The Borrowed Hills has a remarkably serene coda. Photo / Supplied

What do you think of when somebody mentions England’s countryside? Do you picture nice eccentric people in the Yorkshire Dales, as seen, say, in the TV series All Creatures Great and Small? In his debut novel, The Borrowed Hills, Scott Preston presents a very different part of England. Cumbria born and raised, Preston depicts it as a land where it’s either raining or foggy, where sheep farmers have to deal with sparse grazing grounds and bogs, where mountains loom over them and huge boulders block trails – in short, where the land is at best marginal. Sure, Cumbria is picturesque and tourists tramp through to see the Lake District. But beauty doesn’t make life easier for the upland farmers.

It’s 2001. Sheep are rotting with foot-and-mouth disease and inspectors are ordering farmers to put their flocks down. Steve Elliman, who narrates the novel, is a youngish farmer who’s seen his whole flock destroyed and buried. He has a side-hustle as a long-distance truck driver but he’s a farmer first.

Desperate for work, he puts himself in the hands of William Herne, bullying owner of much land, who has seen most of his flock killed but who has also hidden away some sheep he decided were not infected. But Herne is not satisfied with that. He cooks up a grand scheme. He contacts a bunch of criminals and arranges for them to rustle great numbers of healthy sheep from much further south in England. Elliman is one of the drivers and the crime is successful.

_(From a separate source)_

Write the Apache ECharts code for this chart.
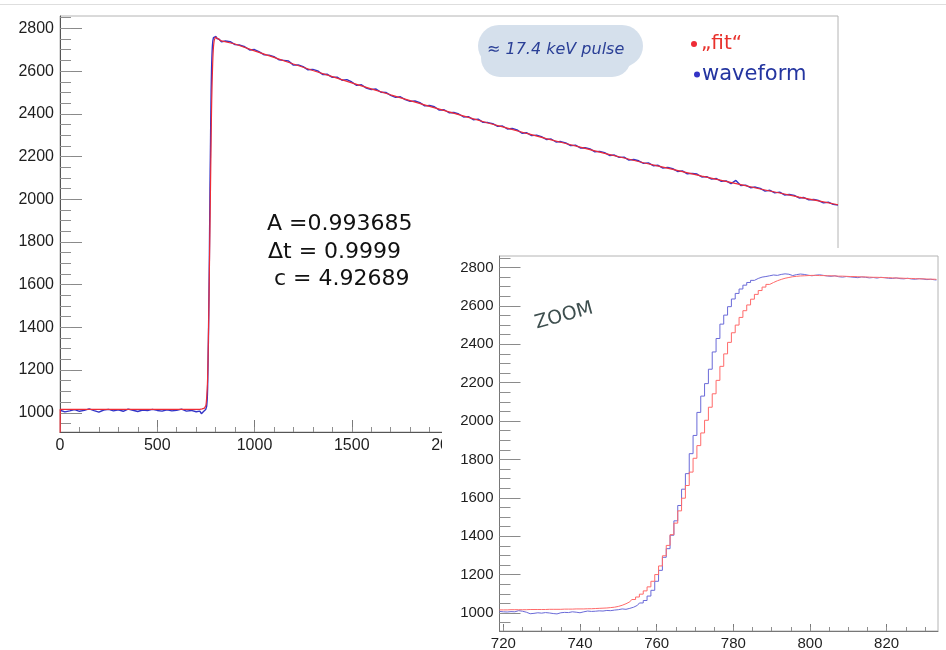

Cumbrian capers: Scott Preston sets his debut novel close to home. Photo / Supplied
Cumbrian capers: Scott Preston sets his debut novel close to home. Photo / Supplied

So far, so good. They get hundreds of healthy sheep, rip off their tags and replace them with new ones. But there’s a major snag. Once you put yourself in the hands of criminals, you never get rid of the criminals. They ask for more than one pay-off. Elliman’s house is invaded by two drug-dealing thugs who plan even more illegal activity. There are knives and guns. There is murder. Preston frames this in a context of casual violence. In such a bleak, rainy, foggy environment, it’s common for locals to get smashed in the pubs and start brawling. Elliman is goaded into taking on the local brawler champion. There are side issues in the tale. Elliman has a crush on Herne’s wife Helen and the feeling seems to be mutual; but the outcome isn’t what you expect.

Preston is at his best describing the land. When the rustled sheep are forced though mountain passes, we have what amounts to a minor epic as the drovers sometimes face gale-force winds, the sheep are often in peril of falling to their death off narrow mountain tracks, and the cold is always biting.

Less successful is the way much of the story is told. Having Steve Elliman give the first-person narration flattens him out as a character. Why does he so easily get caught up in criminality when he is first presented as an honest farmer? Is it just desperation for work or is Preston consciously employing the “unreliable narrator”?

The Borrowed Hills has a remarkably serene coda in which matters are sorted out years later, after the murders and rustling are over. The strong sense of a deprived backwater lingers.

The Borrowed Hills by Scott Preston (John Murray, $37.99) is out now.